Itchan Kala has a history that spans over two millennia. Originally a minor fort & side branch on the Silk Road, it became a state capital in 1592 while the town’s slave market would boom to become the largest in Central Asia. Although the settlement’s first dealings the Russians came in the early 18th century, it wasn’t sacked by the northerners until 1873, becoming a vassal of the tsar in the process. Just like Bukhara further south, Khiva was theoretically independent of the USSR & limped on under various despot emirs, ruling from the Itchan Kala Ark, before eventually being adsorbed fully into the Uzbek SSR in 1924.
– UNESCO commenting on Itchan Kala
City Walls & City Wall Gates
A 2.5 kilometre section of Khiva’s 18th century 10-metre high mud walls – from the West Gate right around to the East Gate – is accessible to the likes of me and ambling along them is a definite Khiva must-do.
A few other captures from my time in Khiva.
THE CAPITAL - Tashkent
I’m back in the Uzbek capital of Tashkent having arrived into the city this morning off the 19-hour overnight sleeper train from Urgench, a short taxi ride from Khiva. Arriving back here brought an end to my 10-night loop through the Uzbek Big Three of Samarkand, Bukhara & Khiva. And very shortly it’ll bring an end to my jaunt through the region as tonight is my last last night in the city, my last night in Uzbekistan, my last night in Central Asia.
Today, St Patrick’s Day, was a quiet day in Tashkent. I visited a few museums, including the House of Photography, a bucket list holdover from my first 3-night say in the city before setting out on my Big Three loop. There wasn’t much to photograph today (I didn’t even bring the ‘big’ camera with me), just the House of Photography & the metro system that I utilised to get there.
Of course I’d photographed Tashkent previously. So here are a few old pictures from the city, holdovers from my first visit & pictures taken at a time when all I knew of Uzbekistan was its surprisingly pretty capital, Central Asia’s largest urban centre with a population of some 2.2 million.

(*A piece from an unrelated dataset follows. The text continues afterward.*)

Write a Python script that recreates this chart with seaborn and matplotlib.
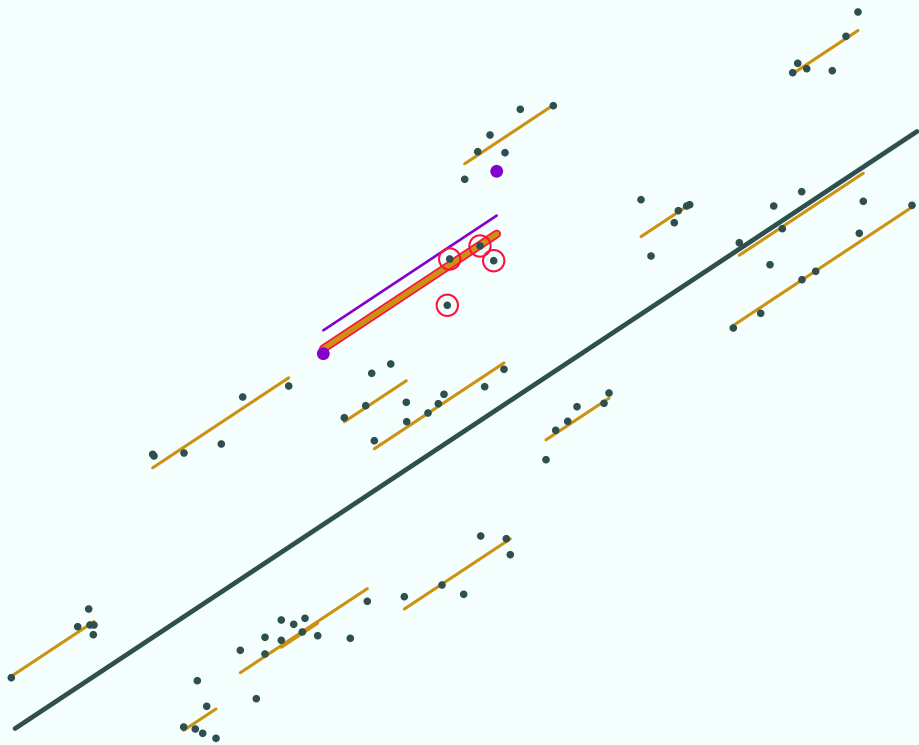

DEPARTURE – A Central Asian Thumbs Up!
A Central Asian Thumbs Up
It’s late on March 17th, St Patrick’s Day for 2015. It’s my last night in Central Asia. I’ve a stupid o’clock flight in the morning to Tbilisi, Georgia, that will bring an end to my 33-night odyssey in the region having crossed over into Kazakhstan from western China on February 12th last. It has been an amazing trip, the highlights of which have without doubt been the region’s warm & hospitable people & its diverse architecture, everything from the Soviet-era monstrosities that still dot (& some say blight) the region, to the futuristic creations spouting from the steppes in Kazakhstan, to the unique, audacious & crumbling Islamic showstoppers of Uzbekistan. The weather has, for the most part, been great too. Aside from a few dull days in Almaty & the -40C temperatures Astana, my first 2 stops in the region & both in Kazakhstan, it has been mild & gloriously bright meaning my backpack has been larger than it should have been carrying mostly surplus to requirement winter heavies. Yes, the disappointment of not getting to both Turkmenistan & Iran took a small bit of sheen off the whole trip but not overly so. I’ll eventually get around to pictorially summarising the trip (that’s going to be fun) but for now this is me signing off from, & giving a big thumbs up to, Central Asia.